There are many areas that tout their retirement friendliness or affordability, and you can consider moving to one of those places. Unfortunately, even if you move to a different state with lower property taxes, you might make up for it in property or sales taxes. Each state and city has its own expenses. However, there are places where you can retire and live comfortably on a smaller budget than many other areas. According to AARP The Magazine, Florida has many affordable and desirable locations. Pocatello, Idaho; Bangor, Maine; Greenville, South Carolina; and Grand Rapids, Michigan, are also on the list, among others.

If you choose to move, you should consider more than just which cities or states a list suggests are cheap. If you visit family regularly, you may find that you save money by moving closer to them. In addition, if you move somewhere that you can easily walk or take a bus to different stores or events, you might be able to get rid of your car altogether.
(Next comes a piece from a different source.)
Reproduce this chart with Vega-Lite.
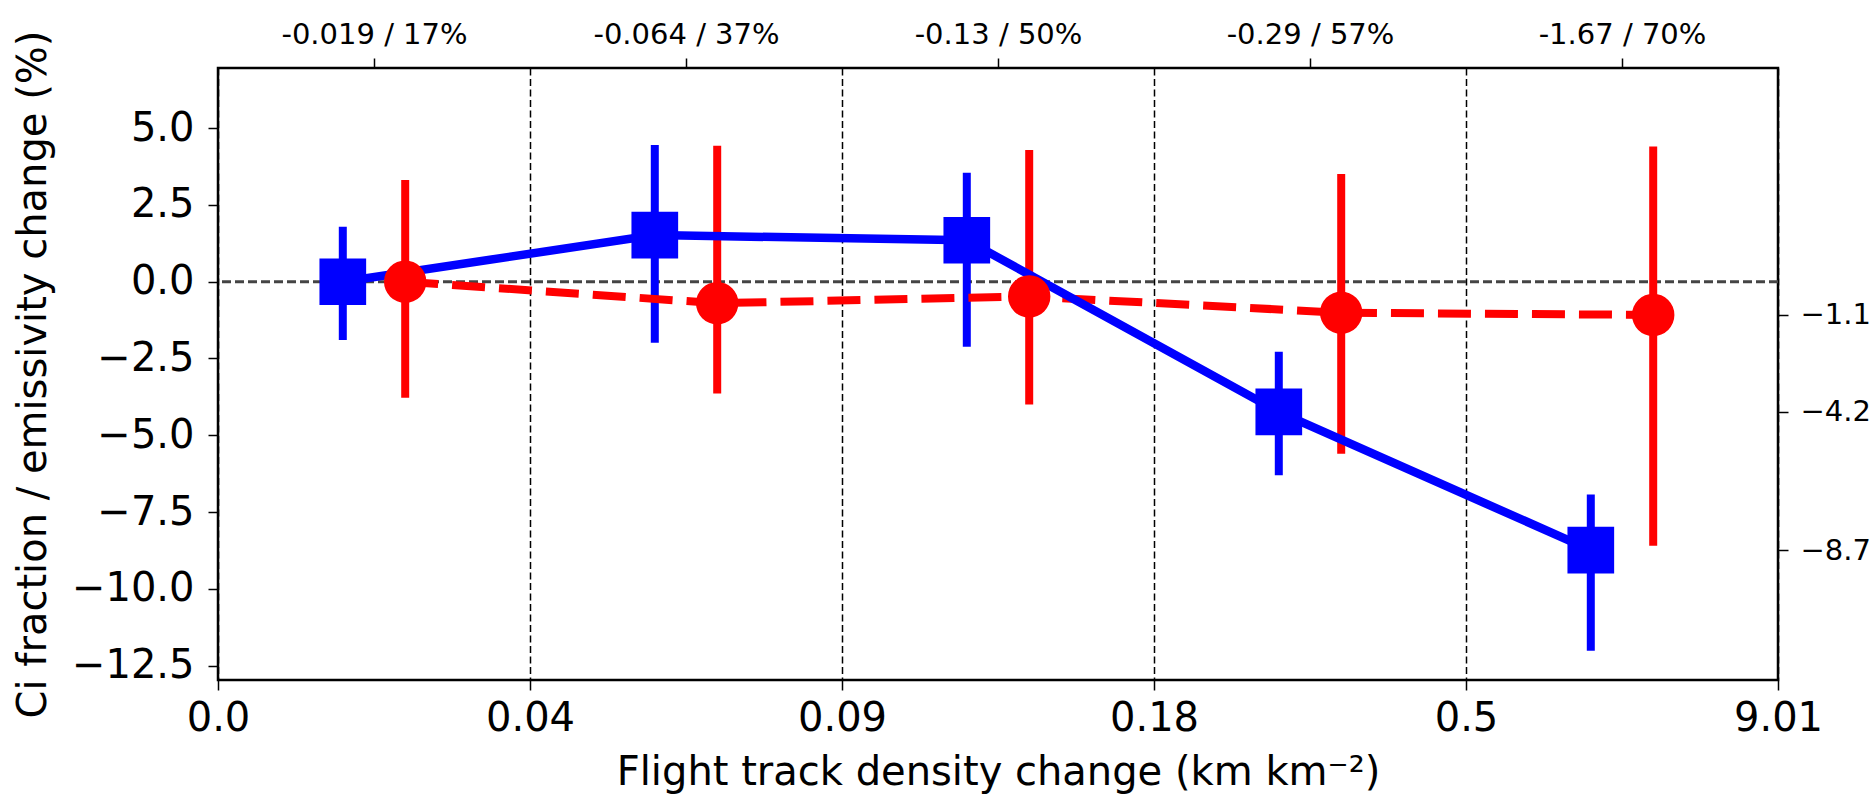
{
  "$schema": "https://vega.github.io/schema/vega-lite/v6.json",
  "autosize": "none",
  "width": 1560,
  "height": 612,
  "padding": {"left": 218, "top": 68, "right": 94, "bottom": 120},
  "background": "white",
  "config": {
    "font": "DejaVu Sans",
    "view": {"stroke": "black", "strokeWidth": 2.5},
    "axis": {"labelColor": "black", "titleColor": "black", "tickColor": "black", "titleFontWeight": "normal", "domain": false, "tickWidth": 1.5, "labelFlush": false, "labelOverlap": false, "labelLimit": 0}
  },
  "datasets": {
    "pts": [
      {"series": "blue", "x": 0.4, "y": 0.0, "lo": -1.90, "hi": 1.79},
      {"series": "blue", "x": 1.4, "y": 1.52, "lo": -1.99, "hi": 4.45},
      {"series": "blue", "x": 2.4, "y": 1.35, "lo": -2.12, "hi": 3.55},
      {"series": "blue", "x": 3.4, "y": -4.24, "lo": -6.30, "hi": -2.28},
      {"series": "blue", "x": 4.4, "y": -8.74, "lo": -12.02, "hi": -6.93},
      {"series": "red", "x": 0.6, "y": 0.0, "lo": -3.78, "hi": 3.31},
      {"series": "red", "x": 1.6, "y": -0.70, "lo": -3.64, "hi": 4.43},
      {"series": "red", "x": 2.6, "y": -0.48, "lo": -4.00, "hi": 4.29},
      {"series": "red", "x": 3.6, "y": -1.01, "lo": -5.60, "hi": 3.51},
      {"series": "red", "x": 4.6, "y": -1.08, "lo": -8.60, "hi": 4.40}
    ]
  },
  "resolve": {"scale": {"x": "shared", "y": "shared"}, "axis": {"x": "independent", "y": "independent"}},
  "layer": [
    {
      "data": {"values": [{"zero": 0}]},
      "mark": {"type": "rule", "color": "#444444", "strokeWidth": 3, "strokeDash": [9, 4]},
      "encoding": {
        "y": {
          "field": "zero", "type": "quantitative",
          "scale": {"domain": [-12.97, 6.96], "nice": false, "zero": false},
          "axis": {
            "orient": "left",
            "values": [-12.5, -10, -7.5, -5, -2.5, 0, 2.5, 5],
            "format": ".1f",
            "labelFontSize": 40,
            "tickSize": 10,
            "labelPadding": 14,
            "grid": false,
            "title": "Ci fraction / emissivity change (%)",
            "titleFontSize": 40,
            "titlePadding": 18
          }
        }
      }
    },
    {
      "data": {"name": "pts"},
      "mark": {"type": "rule", "strokeWidth": 8},
      "encoding": {
        "x": {
          "field": "x", "type": "quantitative",
          "scale": {"domain": [0, 5], "nice": false, "zero": false},
          "axis": {
            "orient": "bottom",
            "values": [0, 1, 2, 3, 4, 5],
            "labelExpr": "['0.0','0.04','0.09','0.18','0.5','9.01'][round(datum.value)]",
            "labelFontSize": 40,
            "tickSize": 10,
            "labelPadding": 8,
            "grid": true,
            "gridColor": "black",
            "gridDash": [7, 3.5],
            "gridWidth": 1.5,
            "gridOpacity": 1,
            "title": "Flight track density change (km km⁻²)",
            "titleFontSize": 40,
            "titlePadding": 14
          }
        },
        "y": {"field": "lo", "type": "quantitative", "axis": null},
        "y2": {"field": "hi"},
        "color": {"field": "series", "type": "nominal", "scale": {"domain": ["blue", "red"], "range": ["#0000ff", "#ff0000"]}, "legend": null}
      }
    },
    {
      "data": {"name": "pts"},
      "transform": [{"filter": "datum.series === 'red'"}],
      "mark": {"type": "line", "color": "#ff0000", "strokeWidth": 8, "strokeDash": [33, 14]},
      "encoding": {
        "x": {
          "field": "x", "type": "quantitative",
          "axis": {
            "orient": "top",
            "values": [0.5, 1.5, 2.5, 3.5, 4.5],
            "labelExpr": "['-0.019 / 17%','-0.064 / 37%','-0.13 / 50%','-0.29 / 57%','-1.67 / 70%'][floor(datum.value)]",
            "labelFontSize": 29,
            "tickSize": 10,
            "labelPadding": 9,
            "grid": false,
            "title": null
          }
        },
        "y": {
          "field": "y", "type": "quantitative",
          "axis": {
            "orient": "right",
            "values": [-1.08, -4.24, -8.74],
            "format": ".1f",
            "labelFontSize": 29,
            "tickSize": 10,
            "labelPadding": 12,
            "grid": false,
            "title": null
          }
        }
      }
    },
    {
      "data": {"name": "pts"},
      "transform": [{"filter": "datum.series === 'blue'"}],
      "mark": {"type": "line", "color": "#0000ff", "strokeWidth": 8.5},
      "encoding": {
        "x": {"field": "x", "type": "quantitative", "axis": null},
        "y": {"field": "y", "type": "quantitative", "axis": null}
      }
    },
    {
      "data": {"name": "pts"},
      "transform": [{"filter": "datum.series === 'blue'"}],
      "mark": {"type": "point", "shape": "square", "filled": true, "size": 2180, "opacity": 1, "color": "#0000ff"},
      "encoding": {
        "x": {"field": "x", "type": "quantitative", "axis": null},
        "y": {"field": "y", "type": "quantitative", "axis": null}
      }
    },
    {
      "data": {"name": "pts"},
      "transform": [{"filter": "datum.series === 'red'"}],
      "mark": {"type": "point", "shape": "circle", "filled": true, "size": 1800, "opacity": 1, "color": "#ff0000"},
      "encoding": {
        "x": {"field": "x", "type": "quantitative", "axis": null},
        "y": {"field": "y", "type": "quantitative", "axis": null}
      }
    }
  ]
}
Lastly, while saving money by living somewhere more affordable is a great idea, make sure that you like the place you are planning to live. Otherwise, you might be spending a lot of money on entertainment or travel.

There are many other ways you can save money on your everyday, post-retirement expenses. Take advantage of senior citizen discounts, remember to make your required retirement withdrawals, re-evaluate your insurance, delay your Social Security payments if possible, and consider other ways you might save, as well.